Nemmeno Arnesen, però, è a conoscenza di ciò che l'attaccante sta passando nella propria vita privata. Nell'agosto del 2015, la moglie Santa è costretta a un aborto spontaneo che ne mina pesantemente salute mentale e matrimonio. Qualche giorno più tardi, al culmine di una lite nel centro di Amburgo, la donna morde la lingua del marito, procurandogli una ferita che lo costringe a un ricovero d'emergenza in ospedale. Ai tempi la stampa ne parla con leggerezza, ironizzando sul nome della donna (Santa), senza conoscere il dramma che si cela dietro l'episodio. Qualcuno azzarda pure l'ipotesi di un tradimento, tanto che lo stesso Rudnevs deve intervenire pubblicamente attraverso una lettera aperta per fare chiarezza.

"Dietro la controversia ampiamente descritta per le strade di Amburgo si cela una tragedia personale sulla quale non è stata scritta una parola. Non c'è tragedia nella vita di una donna che possa essere paragonata alla morte di un bambino. Come qualsiasi altra madre, Santa non è stata in grado di riprendersi immediatamente dopo la tragedia. L'incidente di martedì è dovuto alla sua disperazione per il bambino perduto. Non incolpo Santa per quello che è successo. Secondo i media, ero con un'altra donna al momento dell'incidente. Tutte bugie. La donna che ci ha accompagnato quella sera era una parente di Santa, venuta a farci visita per prendersi cura dei nostri bambini e aiutarli a riprendersi dalla tragedia".

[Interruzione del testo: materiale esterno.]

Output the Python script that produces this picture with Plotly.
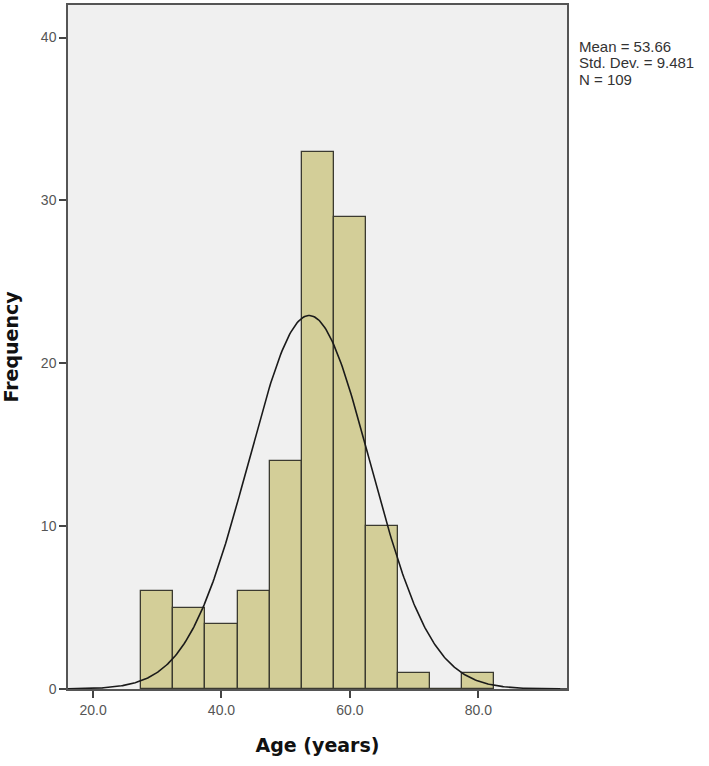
import numpy as np
import plotly.graph_objects as go

# age bins (centres, width 5) and counts
bin_centres = [30, 35, 40, 45, 50, 55, 60, 65, 70, 75, 80]
counts = [6, 5, 4, 6, 14, 33, 29, 10, 1, 0, 1]
bin_width = 5

mean_age = 53.66
sd_age = 9.481
n_total = 109

x_ticks = [20, 40, 60, 80]
x_tick_labels = ["20.0", "40.0", "60.0", "80.0"]
y_ticks = [0, 10, 20, 30, 40]

# fitted normal curve, scaled to counts
xs = np.linspace(16, 94, 400)
ys = n_total * bin_width / (sd_age * np.sqrt(2 * np.pi)) * np.exp(-0.5 * ((xs - mean_age) / sd_age) ** 2)

fig = go.Figure()
fig.add_trace(go.Bar(
    x=bin_centres, y=counts, width=bin_width,
    marker=dict(color="#D3CE98", line=dict(color="#3b3a30", width=1.3)),
    showlegend=False,
))
fig.add_trace(go.Scatter(
    x=xs, y=ys, mode="lines",
    line=dict(color="#1a1a1a", width=1.6),
    showlegend=False,
))

# stats box, one line per annotation for the tight spacing
stat_lines = [f"Mean = {mean_age}", f"Std. Dev. = {sd_age}", f"N = {n_total}"]
for i, txt in enumerate(stat_lines):
    fig.add_annotation(
        xref="paper", yref="paper", x=1.0, y=0.9395 - i * 0.0241, xshift=10,
        xanchor="left", yanchor="middle", align="left", showarrow=False,
        text=txt,
        font=dict(family="Liberation Sans, Arial", size=15, color="#333333"),
    )

axis_font = dict(family="Liberation Sans, Arial", size=14, color="#555555")
title_font = dict(family="DejaVu Sans", size=19, color="#111111")

fig.update_layout(
    width=709, height=766,
    margin=dict(l=68, r=142, t=3, b=77),
    paper_bgcolor="white", plot_bgcolor="#F0F0F0",
    bargap=0,
    xaxis=dict(
        range=[16.1, 93.8], tickvals=x_ticks, ticktext=x_tick_labels,
        ticks="outside", ticklen=7, tickwidth=1.5, tickcolor="#444444",
        showline=True, linecolor="#555555", linewidth=1.5, mirror=True,
        showgrid=False, zeroline=False, tickfont=axis_font,
        title=dict(text="<b>Age (years)</b>", font=title_font, standoff=22),
    ),
    yaxis=dict(
        range=[0, 42], tickvals=y_ticks,
        ticks="outside", ticklen=7, tickwidth=1.5, tickcolor="#444444",
        showline=True, linecolor="#555555", linewidth=1.5, mirror=True,
        showgrid=False, zeroline=False, tickfont=axis_font,
        title=dict(text="<b>Frequency</b>", font=title_font, standoff=20),
    ),
)

fig.write_html("out.html", config={"displayModeBar": False},
               post_script="document.body.style.margin='0';")
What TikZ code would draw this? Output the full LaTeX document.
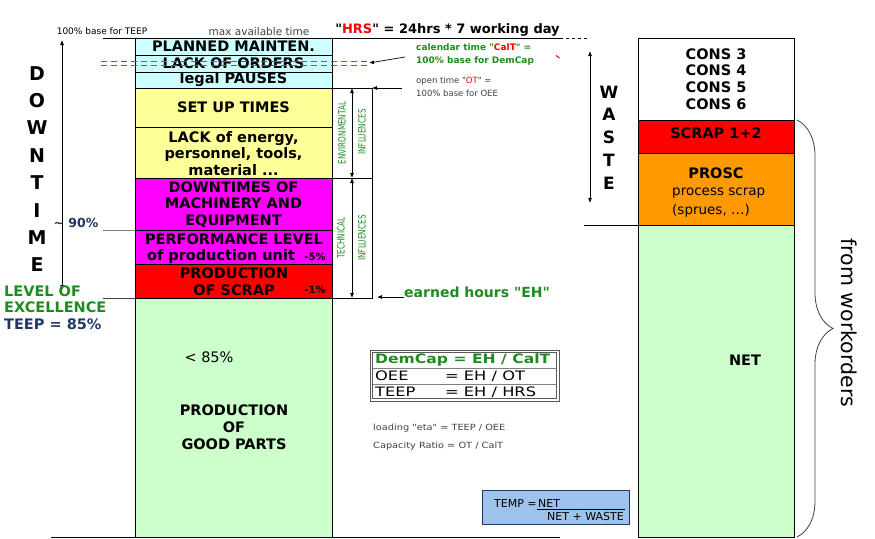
\documentclass[tikz,border=0pt]{standalone}
\usepackage{fontspec}
\usepackage{graphicx}
\setmainfont{DejaVu Sans}[Ligatures=TeXOff]
\usetikzlibrary{arrows.meta,decorations.pathreplacing}

\definecolor{planblue}{HTML}{CCFFFF}
\definecolor{setyellow}{HTML}{FFFF99}
\definecolor{downmag}{HTML}{FF00FF}
\definecolor{scrapred}{HTML}{FF0000}
\definecolor{goodgreen}{HTML}{CCFFCC}
\definecolor{proscorange}{HTML}{FF9900}
\definecolor{infgreen}{HTML}{1E8B1E}
\definecolor{navytext}{HTML}{1F3864}
\definecolor{tempblue}{HTML}{9DC3EC}
\definecolor{labelgray}{HTML}{404040}

\newcommand{\setfs}[2]{\fontsize{#1}{#2}\selectfont}
\newcommand{\widen}[2]{\scalebox{#1}[1]{#2}}

\tikzset{
  colbox/.style={draw=black, line width=1pt},
  guide/.style={draw=black, line width=0.7pt},
  pointer/.style={guide, -{Latex[length=5pt,width=4pt]}},
  bothway/.style={guide, {Latex[length=5pt,width=4pt]}-{Latex[length=5pt,width=4pt]}},
  colbold/.style={font=\setfs{14.5}{16.5}\bfseries, align=center, inner sep=0pt},
  rightbold/.style={font=\setfs{14.5}{16.7}\bfseries, align=center, inner sep=0pt},
  plainlbl/.style={inner sep=0pt, anchor=west},
  inflbl/.style={rotate=90, font=\setfs{10}{12}, text=infgreen, inner sep=0pt},
}

\begin{document}
\begin{tikzpicture}[x=1pt,y=-1pt]
\useasboundingbox (0,0) rectangle (875,538);

% left column
\draw [colbox, fill=planblue] (135,38) rectangle (332,55);
\draw [colbox, fill=planblue] (135,55) rectangle (332,72);
\draw [colbox, fill=planblue] (135,72) rectangle (332,88);
\draw [colbox, fill=setyellow] (135,88) rectangle (332,127);
\draw [colbox, fill=setyellow] (135,127) rectangle (332,178);
\draw [colbox, fill=downmag] (135,178) rectangle (332,230);
\draw [colbox, fill=downmag] (135,230) rectangle (332,264);
\draw [colbox, fill=scrapred] (135,264) rectangle (332,298);
\draw [colbox, fill=goodgreen] (135,298) rectangle (332,537);

\node (maint) at (233.5,46.5) [colbold] {PLANNED MAINTEN.};
\node (orders) at (233.5,63.5) [colbold] {LACK OF ORDERS};
\node (pauses) at (233.5,80) [colbold] {legal PAUSES};
\node (setup) at (233.5,107.5) [colbold] {SET UP TIMES};
\node (lack) at (233.5,153.5) [colbold] {LACK of energy,\\personnel, tools,\\material ...};
\node (machine) at (233.5,204.5) [colbold] {DOWNTIMES OF\\MACHINERY AND\\EQUIPMENT};
\node (perf) at (234,239) [colbold] {PERFORMANCE LEVEL};
\node (unit) at (221,256) [colbold] {of production unit};
\node (minusfive) at (315,257) [colbold, font=\setfs{10}{12}\bfseries] {-5\%};
\node (scrap) at (234,281.5) [colbold] {PRODUCTION\\OF SCRAP};
\node (minusone) at (315,290) [colbold, font=\setfs{10}{12}\bfseries] {-1\%};
\node (below85) at (209,357) [inner sep=0pt, font=\setfs{14.5}{16}] {< 85\%};
\node (good) at (234,427) [colbold, font=\setfs{14.5}{17}\bfseries] {PRODUCTION\\OF\\GOOD PARTS};

% lines round the column
\draw [guide] (103,38) -- (560,38);
\draw [guide, dashed] (560,38) -- (590,38);
\draw [guide] (51,537) -- (560,537);
\draw [guide, draw=gray] (103,230) -- (135,230);
\draw [guide, draw=darkgray] (103,298) -- (135,298);

% top labels
\node (teep100) at (102,31) [inner sep=0pt, font=\setfs{9}{11}] {100\% base for TEEP};
\node (maxavail) at (259,32) [inner sep=0pt, text=labelgray, font=\setfs{10.5}{12}] {max available time};
\node (hrs) at (447.5,30) [inner sep=0pt, font=\setfs{13}{15}\bfseries] {"\textcolor{scrapred}{HRS}" = 24hrs * 7 working day};

% downtime
\draw [bothway] (62,40) -- (62,290);
\node (downtime) at (37,169) [inner sep=0pt, align=center, font=\setfs{19}{27.4}\bfseries] {D\\O\\W\\N\\T\\I\\M\\E};
\node (ninety) at (76,223) [inner sep=0pt, text=navytext, font=\setfs{12.5}{14}\bfseries] {\textasciitilde{} 90\%};
\node (excel) at (4,307.5) [plainlbl, align=left, text=infgreen, font=\setfs{14.5}{16.5}\bfseries] {LEVEL OF\\EXCELLENCE\\\textcolor{navytext}{TEEP = 85\%}};

% influences
\draw [guide] (332,88) -- (372,88) -- (372,298) -- (332,298);
\draw [guide] (332,178) -- (372,178);
\draw [bothway] (352,88) -- (352,178);
\draw [bothway] (352,178) -- (352,298);
\node (env) at (342,133) [inflbl] {\widen{0.73}{ENVIRONMENTAL}};
\node (envinf) at (362,132) [inflbl] {\widen{0.73}{INFLUENCES}};
\node (tech) at (341,238) [inflbl] {\widen{0.73}{TECHNICAL}};
\node (techinf) at (362,238) [inflbl] {\widen{0.73}{INFLUENCES}};

% calendar / open time
\node (calt) at (416,47) [plainlbl, text=infgreen, font=\setfs{9}{11}\bfseries] {calendar time "\textcolor{scrapred}{CalT}" =};
\node (demcapbase) at (416,61.5) [plainlbl, text=infgreen, font=\setfs{9}{11}\bfseries] {100\% base for DemCap};
\node (otlbl) at (416,81) [plainlbl, text=labelgray, font=\setfs{8.5}{10}] {open time "\textcolor{scrapred}{OT}" =};
\node (oeebase) at (416,93.5) [plainlbl, text=labelgray, font=\setfs{8.5}{10}] {100\% base for OEE};
\coordinate (caltfrom) at (405,57);
\coordinate (caltto) at (369,63);
\coordinate (otfrom) at (402,88);
\coordinate (otto) at (372,88);
\draw [pointer] (caltfrom) -- (caltto);
\draw [pointer] (otfrom) -- (otto);
\draw [red, line width=1pt] (556,55.5) -- (559.5,58);

% red double dashes through LACK OF ORDERS
\foreach \ry in {61.5,65.5}
  \foreach \rx in {101,111,...,361}
    \fill [red!85!white] (\rx,\ry-0.9) rectangle (\rx+6,\ry+0.9);

% earned hours
\node (eh) at (404,292) [plainlbl, text=infgreen, font=\setfs{14}{16}\bfseries] {earned hours "EH"};
\coordinate (ehto) at (377,297);
\draw [pointer] (eh.west |- ehto) -- (ehto);

% formulas
\draw [draw=gray!70!black, line width=0.8pt] (370,350) rectangle (559,401);
\draw [draw=gray!70!black, line width=0.8pt] (372.5,352.5) rectangle (556.5,398.5);
\draw [guide, draw=gray, line width=0.5pt] (372.5,368) -- (556.5,368);
\draw [guide, draw=gray, line width=0.5pt] (372.5,384) -- (556.5,384);
\node (demcap) at (375,359.5) [plainlbl, text=infgreen, font=\setfs{13}{15}\bfseries] {\widen{1.2}{DemCap = EH / CalT}};
\node (oee) at (375,376) [plainlbl, font=\setfs{13}{15}] {\widen{1.25}{OEE}};
\node (oeeeq) at (445,376) [plainlbl, font=\setfs{13}{15}] {\widen{1.25}{= EH / OT}};
\node (teep) at (375,392) [plainlbl, font=\setfs{13}{15}] {\widen{1.25}{TEEP}};
\node (teepeq) at (445,392) [plainlbl, font=\setfs{13}{15}] {\widen{1.25}{= EH / HRS}};
\node (loading) at (373,428) [plainlbl, text=labelgray, font=\setfs{8.5}{10}] {\widen{1.15}{loading "eta" = TEEP / OEE}};
\node (capratio) at (373,446.5) [plainlbl, text=labelgray, font=\setfs{8.5}{10}] {\widen{1.15}{Capacity Ratio = OT / CalT}};

% TEMP
\draw [fill=tempblue, draw=navytext, line width=1pt] (482,490) rectangle (629,524);
\node (temp) at (494,503.5) [plainlbl, font=\setfs{11}{13}] {TEMP =};
\node (tempnet) at (538,503.5) [plainlbl, font=\setfs{11}{13}] {NET};
\draw [guide] (537,509) -- (625,509);
\node (netwaste) at (547,516.5) [plainlbl, font=\setfs{11}{13}] {NET + WASTE};

% right column
\draw [colbox, fill=white] (638,38) rectangle (794,120);
\draw [colbox, fill=scrapred] (638,120) rectangle (794,153);
\draw [colbox, fill=proscorange] (638,153) rectangle (794,225);
\draw [colbox, fill=goodgreen] (638,225) rectangle (794,537);
\draw [guide] (584,225) -- (638,225);

\node (cons) at (716,79) [rightbold] {CONS 3\\CONS 4\\CONS 5\\CONS 6};
\node (scrap12) at (716,133.5) [rightbold] {SCRAP 1+2};
\node (prosc) at (716,173) [rightbold] {PROSC};
\node (procscrap) at (672,193) [plainlbl, font=\setfs{13.5}{15}] {process scrap};
\node (sprues) at (672,211) [plainlbl, font=\setfs{13.5}{15}] {(sprues, …)};
\node (net) at (745,360) [rightbold] {NET};

\draw [bothway] (590,51) -- (590,203);
\node (waste) at (609,137.5) [inner sep=0pt, align=center, font=\setfs{17}{22.8}\bfseries] {W\\A\\S\\T\\E};

% workorders
\draw [draw=labelgray, line width=0.8pt, decorate, decoration={brace, amplitude=36pt}] (797,120) -- (797,537);
\node (workorders) at (849,323) [rotate=-90, inner sep=0pt, font=\setfs{20.5}{24}] {from workorders};

\end{tikzpicture}
\end{document}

Per Rudnevs è l'inizio della fine nel mondo del pallone. Al termine di quella stagione, trascorsa in parte con la seconda squadra, l'Amburgo non gli rinnova il contratto in scadenza. E così il lettone si accasa al Colonia, con cui firma fino al 2019. Resiste una stagione, nella quale segna tre volte in 18 presenze. Ma non è più lui. Parla poco coi compagni, ai quali non rivela i propri problemi extracalcistici, e qualche volta salta gli allenamenti per rimanere accanto a Santa. Fino a quando, nel settembre del 2017, annuncia la propria decisione ai dirigenti: lascio il calcio. Non ha che 29 anni.

"Oggi Rudnevs ci ha chiesto esplicitamente di rescindere il proprio contratto, in quanto ha seri problemi personali che richiedono la sua attenzione – dice il direttore sportivo del Colonia, Jörg Schmadtke È con il cuore pesante che abbiamo acconsentito alla sua richiesta. Speriamo tutti che possa occuparsi di questi problemi”.

L'ultima apparizione di Rudnevs da calciatore professionista è un Colonia-Amburgo 1-3 del 25 agosto 2017, in cui rimane in panchina per tutti i 90 minuti. Le sue due ultime squadre, ironia della sorte. Due settimane dopo l'annuncio di Schmadtke, lascia la Germania e fa rientro a Daugavpils, la sua città natale, dove vive ancor oggi con la moglie e i figli. Qualche giornalista polacco ha provato a contattarlo per parlare della precoce conclusone della sua carriera, e soprattutto per capire come se la stia passando lontano dai riflettori, ma Artjoms si è sempre rifiutato di rilasciare qualsiasi intervista. Si è quasi convinto quando l'ex calciatore Jurijs Zigajevs gliene ha proposta una per il proprio canale YouTube, poi ha cambiato idea. Non vuole più avere nulla a che fare con il calcio e con il suo passato.

“Non ho più contatti con lui – ha detto l'amico Sergei Krivets, suo ex compagno al Lech Poznan, anche lui in campo in quella doppia sfida contro la Juventus – Quando giocava in Germania andavo a trovarlo. Ma dopo la fine della sua carriera, il nostro rapporto si è interrotto”.

E così, non rimangono che i ricordi. Da Daugavspil a Colonia, passando per Poznan, Amburgo, Hannover e per la Nazionale lettone, in cui ha collezionato 35 presenze e due reti. Su tutti, naturalmente, c'è la memorabile quadripletta alla Juventus suddivisa in 180 minuti. Un ricordo dolce per lui e per tutta Poznan, capace per due notti di guardare dritto negli occhi il gigante con le strisce bianche e nere. Tutto grazie a lui, l'uomo dei sogni di un intero popolo, costretto dalle avversità della vita a scegliere il finale più triste per un avvincente romanzo.